The case is currently being decided by the Supreme Court of Canada but most observers feel that the decision will favor Mrs. Lavell and that sections of the Indian Act will therefore become inoperative by reason of the Bill of Rights.

No longer would an Indian woman marrying a non-Indian man lose her status as an Indian. This would mean an increase in the number of Indians entitled to be registered. It would also mean that a greater number of people would be entitled to share band funds, reside on the reserve and own property on the reserve.

Also under the present Indian Act a non-Indian woman who marries an Indian man becomes entitled to be registered as an Indian. The status of such a woman is in danger if the Supreme Court upholds the decision in the Lavell case.

If the husband of an Indian woman is not considered to be an Indian, it will be argued that it is discriminatory for a non-Indian woman to be considered an Indian upon her marriage.

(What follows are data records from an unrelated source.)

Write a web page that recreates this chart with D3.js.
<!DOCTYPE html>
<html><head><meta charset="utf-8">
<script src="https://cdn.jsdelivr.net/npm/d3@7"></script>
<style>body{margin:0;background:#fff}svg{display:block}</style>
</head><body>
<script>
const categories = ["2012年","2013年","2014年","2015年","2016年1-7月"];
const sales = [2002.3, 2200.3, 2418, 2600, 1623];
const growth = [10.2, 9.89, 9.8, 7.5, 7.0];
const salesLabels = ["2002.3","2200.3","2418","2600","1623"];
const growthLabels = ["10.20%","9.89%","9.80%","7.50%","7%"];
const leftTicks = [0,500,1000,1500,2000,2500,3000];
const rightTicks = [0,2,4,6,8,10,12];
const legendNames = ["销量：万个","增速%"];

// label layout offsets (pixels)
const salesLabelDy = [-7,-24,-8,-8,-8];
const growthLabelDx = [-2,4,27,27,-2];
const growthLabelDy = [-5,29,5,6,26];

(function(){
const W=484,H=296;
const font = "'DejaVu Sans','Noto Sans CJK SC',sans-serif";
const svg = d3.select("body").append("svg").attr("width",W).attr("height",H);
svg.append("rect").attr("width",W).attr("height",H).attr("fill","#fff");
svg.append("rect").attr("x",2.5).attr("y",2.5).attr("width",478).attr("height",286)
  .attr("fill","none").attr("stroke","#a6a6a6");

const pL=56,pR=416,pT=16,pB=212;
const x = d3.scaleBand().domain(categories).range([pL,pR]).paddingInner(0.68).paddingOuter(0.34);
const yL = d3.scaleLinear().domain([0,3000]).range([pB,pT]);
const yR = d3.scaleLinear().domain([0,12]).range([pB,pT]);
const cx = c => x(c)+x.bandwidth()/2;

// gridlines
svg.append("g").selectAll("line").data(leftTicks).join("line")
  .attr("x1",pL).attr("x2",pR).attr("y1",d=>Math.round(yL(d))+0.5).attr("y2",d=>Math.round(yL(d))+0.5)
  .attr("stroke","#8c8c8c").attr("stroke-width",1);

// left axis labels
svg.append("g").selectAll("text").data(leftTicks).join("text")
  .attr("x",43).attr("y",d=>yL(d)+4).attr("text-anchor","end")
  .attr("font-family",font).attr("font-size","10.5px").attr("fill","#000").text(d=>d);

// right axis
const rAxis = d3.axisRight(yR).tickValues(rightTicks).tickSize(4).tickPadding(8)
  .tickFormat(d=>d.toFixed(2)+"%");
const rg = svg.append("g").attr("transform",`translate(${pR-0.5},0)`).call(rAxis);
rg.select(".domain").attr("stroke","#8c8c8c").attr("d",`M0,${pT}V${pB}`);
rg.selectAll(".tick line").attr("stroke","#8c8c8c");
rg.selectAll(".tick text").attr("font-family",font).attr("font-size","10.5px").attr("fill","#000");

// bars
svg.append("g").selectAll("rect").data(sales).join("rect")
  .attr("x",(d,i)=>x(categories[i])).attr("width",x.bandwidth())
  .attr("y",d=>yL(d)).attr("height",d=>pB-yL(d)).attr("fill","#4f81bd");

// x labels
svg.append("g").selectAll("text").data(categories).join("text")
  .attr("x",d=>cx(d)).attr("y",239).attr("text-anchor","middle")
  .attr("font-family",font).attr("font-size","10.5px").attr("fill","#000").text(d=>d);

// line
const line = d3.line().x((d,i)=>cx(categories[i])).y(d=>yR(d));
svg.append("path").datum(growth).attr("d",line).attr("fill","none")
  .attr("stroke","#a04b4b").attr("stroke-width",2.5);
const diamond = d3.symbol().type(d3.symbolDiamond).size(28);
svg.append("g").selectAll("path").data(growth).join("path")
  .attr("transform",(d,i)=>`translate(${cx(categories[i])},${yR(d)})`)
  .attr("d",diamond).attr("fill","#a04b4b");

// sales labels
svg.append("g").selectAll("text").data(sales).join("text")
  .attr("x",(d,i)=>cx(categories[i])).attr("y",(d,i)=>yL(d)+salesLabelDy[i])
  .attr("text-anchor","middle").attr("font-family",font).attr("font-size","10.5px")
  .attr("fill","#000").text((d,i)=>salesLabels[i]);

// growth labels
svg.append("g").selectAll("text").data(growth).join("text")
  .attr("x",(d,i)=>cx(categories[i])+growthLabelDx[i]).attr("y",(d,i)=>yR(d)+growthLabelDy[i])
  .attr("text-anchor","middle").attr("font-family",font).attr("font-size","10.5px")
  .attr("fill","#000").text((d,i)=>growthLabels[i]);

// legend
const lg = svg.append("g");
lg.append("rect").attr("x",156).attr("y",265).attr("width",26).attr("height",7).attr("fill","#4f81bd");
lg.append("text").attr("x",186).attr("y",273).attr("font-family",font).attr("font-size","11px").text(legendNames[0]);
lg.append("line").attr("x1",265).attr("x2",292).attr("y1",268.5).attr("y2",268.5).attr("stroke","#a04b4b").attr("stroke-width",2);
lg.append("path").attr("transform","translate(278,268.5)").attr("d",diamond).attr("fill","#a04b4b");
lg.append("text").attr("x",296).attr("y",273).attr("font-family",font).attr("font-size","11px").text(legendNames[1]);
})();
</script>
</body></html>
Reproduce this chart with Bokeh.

The status of the children would also be in jeopardy. The same argument of discrimination could also be made. Thus, a child with a non-Indian father and an Indian mother is treated differently from a child with a non-Indian mother and an Indian father.

If the Supreme Court of Canada decides in favor of Mrs. Lavell, the definition of Indian Status will be a confused issue unless changes are made to the Indian Act.


"If the Lavell decision is upheld, there would thus be many gaps in the Indian Act and many persons with Indian blood whose status would be questionable. These problems could not be solved without further amending the Indian Act. It thus becomes more necessary than ever for the Indian people to make known their views as to who should be an Indian. Amendments can then be made, if Parliament agrees, which would apply irrespective of the Bill of Rights."

Quoted from a paper prepared by Monique Caron, a Montreal lawyer.